If any of us had been asked 3 months ago, “Will you be willing to let the government tell you when you can and cannot gather with other Christians, what kinds of expressions of worship are acceptable and not acceptable, where you can and can’t gather for fellowship, how many people you can or can’t be with, who you can sit next to in a religious service, when you can and can’t practice Communion and more…all without a definitive termination date, without changing a single law on the books, without the consent of the governed, without a vote of the people or without public comment?” would you have said “YES! If your answer is “No,” then why are we comfortable with the current shut-down of churches?

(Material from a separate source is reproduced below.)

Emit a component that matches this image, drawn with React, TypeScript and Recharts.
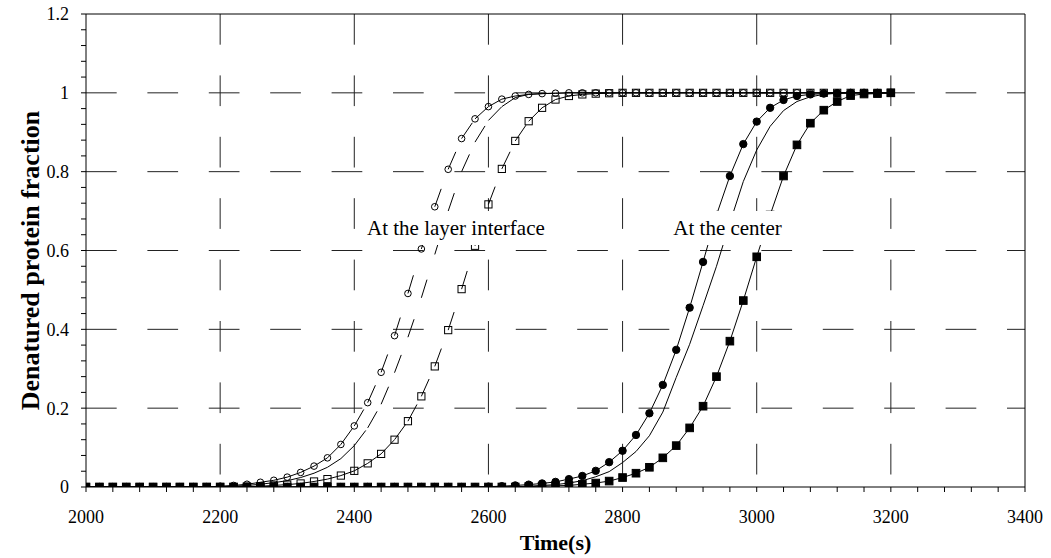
import {
  CartesianGrid,
  Label,
  Line,
  LineChart,
  ReferenceArea,
  ReferenceLine,
  XAxis,
  YAxis,
} from "recharts";

const FONT = '"Liberation Serif", "Times New Roman", serif';

// time axis (s), one sample every 20 s
const TIME = [
  2000, 2020, 2040, 2060, 2080, 2100, 2120, 2140, 2160, 2180,
  2200, 2220, 2240, 2260, 2280, 2300, 2320, 2340, 2360, 2380,
  2400, 2420, 2440, 2460, 2480, 2500, 2520, 2540, 2560, 2580,
  2600, 2620, 2640, 2660, 2680, 2700, 2720, 2740, 2760, 2780,
  2800, 2820, 2840, 2860, 2880, 2900, 2920, 2940, 2960, 2980,
  3000, 3020, 3040, 3060, 3080, 3100, 3120, 3140, 3160, 3180,
  3200,
];

// at the layer interface
const IFACE_CIRCLE = [
  0, 0, 0, 0, 0, 0, 0, 0, 0, 0,
  0.002, 0.004, 0.007, 0.012, 0.017, 0.025, 0.037, 0.053, 0.074, 0.108,
  0.155, 0.214, 0.291, 0.384, 0.491, 0.604, 0.711, 0.806, 0.884, 0.934,
  0.965, 0.984, 0.992, 0.996, 0.998, 0.999, 1, 1, 1, 1,
  1, 1, 1, 1, 1, 1, 1, 1, 1, 1,
  1, 1, 1, 1, 1, 1, 1, 1, 1, 1,
  1,
];
const IFACE_MID = [
  0, 0, 0, 0, 0, 0, 0, 0, 0, 0,
  0.001, 0.002, 0.004, 0.007, 0.011, 0.016, 0.024, 0.035, 0.05, 0.072,
  0.105, 0.15, 0.21, 0.29, 0.38, 0.48, 0.59, 0.7, 0.8, 0.875,
  0.93, 0.965, 0.988, 0.996, 0.998, 0.999, 1, 1, 1, 1,
  1, 1, 1, 1, 1, 1, 1, 1, 1, 1,
  1, 1, 1, 1, 1, 1, 1, 1, 1, 1,
  1,
];
const IFACE_SQUARE = [
  0, 0, 0, 0, 0, 0, 0, 0, 0, 0,
  0, 0, 0.001, 0.002, 0.004, 0.006, 0.009, 0.014, 0.02, 0.029,
  0.041, 0.06, 0.084, 0.12, 0.167, 0.23, 0.306, 0.398, 0.502, 0.612,
  0.717, 0.807, 0.878, 0.928, 0.962, 0.983, 0.992, 0.996, 0.998, 0.999,
  1, 1, 1, 1, 1, 1, 1, 1, 1, 1,
  1, 1, 1, 1, 1, 1, 1, 1, 1, 1,
  1,
];

// at the center
const CENTER_CIRCLE = [
  0, 0, 0, 0, 0, 0, 0, 0, 0, 0,
  0, 0, 0, 0, 0, 0, 0, 0, 0, 0,
  0, 0, 0, 0, 0, 0, 0, 0, 0, 0,
  0.001, 0.002, 0.004, 0.006, 0.009, 0.013, 0.02, 0.028, 0.041, 0.063,
  0.092, 0.132, 0.187, 0.259, 0.348, 0.455, 0.571, 0.69, 0.789, 0.87,
  0.927, 0.962, 0.982, 0.992, 0.996, 0.998, 0.999, 1, 1, 1,
  1,
];
const CENTER_MID = [
  0, 0, 0, 0, 0, 0, 0, 0, 0, 0,
  0, 0, 0, 0, 0, 0, 0, 0, 0, 0,
  0, 0, 0, 0, 0, 0, 0, 0, 0, 0,
  0, 0, 0.001, 0.002, 0.004, 0.006, 0.01, 0.016, 0.026, 0.039,
  0.062, 0.09, 0.13, 0.19, 0.278, 0.362, 0.46, 0.56, 0.67, 0.775,
  0.855, 0.915, 0.955, 0.978, 0.99, 0.996, 0.999, 1, 1, 1,
  1,
];
const CENTER_SQUARE = [
  0, 0, 0, 0, 0, 0, 0, 0, 0, 0,
  0, 0, 0, 0, 0, 0, 0, 0, 0, 0,
  0, 0, 0, 0, 0, 0, 0, 0, 0, 0,
  0, 0, 0, 0.001, 0.002, 0.003, 0.004, 0.007, 0.01, 0.015,
  0.024, 0.035, 0.05, 0.074, 0.105, 0.15, 0.205, 0.28, 0.37, 0.473,
  0.584, 0.69, 0.789, 0.868, 0.923, 0.956, 0.978, 0.993, 0.997, 0.998,
  1,
];

const X_TICKS = [
  2000, 2040, 2080, 2120, 2160, 2200, 2240, 2280, 2320, 2360, 2400, 2440,
  2480, 2520, 2560, 2600, 2640, 2680, 2720, 2760, 2800, 2840, 2880, 2920,
  2960, 3000, 3040, 3080, 3120, 3160, 3200, 3240, 3280, 3320, 3360, 3400,
];
const X_GRID = [2200, 2400, 2600, 2800, 3000, 3200];
const Y_TICKS = [
  0, 0.04, 0.08, 0.12, 0.16, 0.2, 0.24, 0.28, 0.32, 0.36, 0.4, 0.44, 0.48,
  0.52, 0.56, 0.6, 0.64, 0.68, 0.72, 0.76, 0.8, 0.84, 0.88, 0.92, 0.96, 1,
  1.04, 1.08, 1.12, 1.16, 1.2,
];
const Y_GRID = [0.2, 0.4, 0.6, 0.8, 1];

const data = TIME.map((t, i) => ({
  t,
  ic: IFACE_CIRCLE[i],
  im: IFACE_MID[i],
  is: IFACE_SQUARE[i],
  cc: CENTER_CIRCLE[i],
  cm: CENTER_MID[i],
  cs: CENTER_SQUARE[i],
}));

// every segment is its own subpath, so the dash pattern restarts at each point
const segmentCurve = (context: any) => {
  let prev: [number, number] | null = null;
  return {
    areaStart() {},
    areaEnd() {},
    lineStart() {
      prev = null;
    },
    lineEnd() {},
    point(x: number, y: number) {
      if (prev) {
        context.moveTo(prev[0], prev[1]);
        context.lineTo(+x, +y);
      }
      prev = [+x, +y];
    },
  };
};

const dotCircle = (filled: boolean) => (p: any) =>
  p.cx == null ? (
    <g key={p.index} />
  ) : (
    <circle
      key={p.index}
      cx={p.cx}
      cy={p.cy}
      r={filled ? 3.7 : 3.3}
      fill={filled ? "#000" : "none"}
      stroke="#000"
      strokeWidth={1}
    />
  );

const dotSquare = (filled: boolean) => (p: any) => {
  if (p.cx == null) return <g key={p.index} />;
  const h = filled ? 3.8 : 3.6;
  return (
    <rect
      key={p.index}
      x={p.cx - h}
      y={p.cy - h}
      width={h * 2}
      height={h * 2}
      fill={filled ? "#000" : "none"}
      stroke="#000"
      strokeWidth={1}
    />
  );
};

const fmtX = (v: number) => (v % 200 === 0 ? String(v) : "");
const fmtY = (v: number) =>
  Math.abs(v * 5 - Math.round(v * 5)) < 1e-6 ? String(Math.round(v * 10) / 10) : "";

const tickStyle = { fontSize: 18, fill: "#000", fontFamily: FONT };
const DASH = "19 40";

export default function App() {
  return (
    <div style={{ position: "absolute", left: 0, top: 0, width: 1051, height: 558, background: "#fff" }}>
      <LineChart
        width={1051}
        height={558}
        data={data}
        margin={{ top: 14, right: 26, left: 0, bottom: 0 }}
      >
        <CartesianGrid
          stroke="#222"
          strokeDasharray="30.7 30.7"
          horizontalValues={Y_GRID}
          verticalValues={X_GRID}
        />
        <XAxis
          dataKey="t"
          type="number"
          domain={[2000, 3400]}
          ticks={X_TICKS}
          interval={0}
          tickFormatter={fmtX}
          tick={tickStyle}
          tickSize={5}
          tickMargin={18}
          height={71}
          axisLine={{ stroke: "#000" }}
          tickLine={{ stroke: "#000" }}
          allowDataOverflow
        >
          <Label
            content={(props: any) => {
              const vb = props.viewBox;
              return (
                <text
                  x={vb.x + vb.width / 2}
                  y={vb.y + 63}
                  textAnchor="middle"
                  fontFamily={FONT}
                  fontWeight="bold"
                  fontSize={22}
                  fill="#000"
                >
                  Time(s)
                </text>
              );
            }}
          />
        </XAxis>
        <YAxis
          type="number"
          domain={[0, 1.2]}
          ticks={Y_TICKS}
          interval={0}
          tickFormatter={fmtY}
          tick={tickStyle}
          tickSize={5}
          tickMargin={12}
          width={86}
          axisLine={{ stroke: "#000" }}
          tickLine={{ stroke: "#000" }}
          allowDataOverflow
        >
          <Label
            content={(props: any) => {
              const vb = props.viewBox;
              const x = vb.x + 30;
              const y = vb.y + vb.height / 2 + 10;
              return (
                <text
                  x={x}
                  y={y}
                  transform={`rotate(-90, ${x}, ${y})`}
                  textAnchor="middle"
                  dominantBaseline="central"
                  fontFamily={FONT}
                  fontWeight="bold"
                  fontSize={26}
                  fill="#000"
                >
                  Denatured protein fraction
                </text>
              );
            }}
          />
        </YAxis>
        <ReferenceLine x={3400} stroke="#000" />
        <ReferenceLine y={1.2} stroke="#000" />

        <Line
          dataKey="ic"
          type={segmentCurve as any}
          stroke="#000"
          strokeWidth={1}
          strokeDasharray={DASH}
          dot={dotCircle(false)}
          activeDot={false}
          isAnimationActive={false}
        />
        <Line
          dataKey="im"
          type={segmentCurve as any}
          stroke="#000"
          strokeWidth={1}
          strokeDasharray={DASH}
          dot={false}
          activeDot={false}
          isAnimationActive={false}
        />
        <Line
          dataKey="is"
          type={segmentCurve as any}
          stroke="#000"
          strokeWidth={1}
          strokeDasharray={DASH}
          dot={dotSquare(false)}
          activeDot={false}
          isAnimationActive={false}
        />
        <Line
          dataKey="cc"
          type="linear"
          stroke="#000"
          strokeWidth={1}
          dot={dotCircle(true)}
          activeDot={false}
          isAnimationActive={false}
        />
        <Line
          dataKey="cm"
          type="linear"
          stroke="#000"
          strokeWidth={1}
          dot={false}
          activeDot={false}
          isAnimationActive={false}
        />
        <Line
          dataKey="cs"
          type="linear"
          stroke="#000"
          strokeWidth={1}
          dot={dotSquare(true)}
          activeDot={false}
          isAnimationActive={false}
        />

        <ReferenceArea
          x1={2408}
          x2={2695}
          y1={0.614}
          y2={0.7}
          fill="#fff"
          fillOpacity={1}
          stroke="none"
          zIndex={1500}
          label={{
            value: "At the layer interface",
            position: "center",
            fontSize: 21,
            fill: "#000",
            fontFamily: FONT,
          }}
        />
        <ReferenceArea
          x1={2868}
          x2={3045}
          y1={0.614}
          y2={0.7}
          fill="#fff"
          fillOpacity={1}
          stroke="none"
          zIndex={1500}
          label={{
            value: "At the center",
            position: "center",
            fontSize: 21,
            fill: "#000",
            fontFamily: FONT,
          }}
        />
      </LineChart>
    </div>
  );
}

In addition, the numbers of cases and deaths in Spokane County has, thankfully and graciously, been amazingly low. Our medical community was bracing for between 8,000-12,000 hospitalization cases of COVID-19 three months ago (with a total of 1,200 hospital beds in our city). We’ve had a total of 74 COVID-19 hospitalizations since then and a total of 30 deaths (none under age 50 and 75% 70 years of age or older, virtually all with underlying conditions). These are the hard statistics we are being told by our government, which are the reasons, they say, to continue this draconian lock-down of churches.
This is not to say that prudent and proper health procedures should not be practiced by all churches seeking to minister to both their congregation and their community. They should and they can be done relatively easily. They do not unduly burden or eliminate public worship. But when the stated reasons for which the original State of Emergency and following overly-restrictive proclamations no longer exist, it is time for all citizens affected to love all their neighbors enough to practice reasonable mitigation procedures and reengage in loving ministry to them on both a personal and corporate basis.
This is an issue, contentious as it is, that Jesus Christ is powerful enough to give us all love one for another in the midst of differences of opinions. It is an issue about which we can discover and experience unity in the midst of diversity if we will make Christ’s name and His fame our highest concern as well as love for ALL our neighbors our practice. But it is not an issue which I think will be easy to process or tidy every step of the way. We at Mosaic are committed to do whatever Jesus calls us to do no matter what the cost. We certainly respect and affirm every believer’s right to follow God’s calling through the Word and the convictions of their consciences. May all of us be found loving Jesus Christ supremely and each other sacrificially.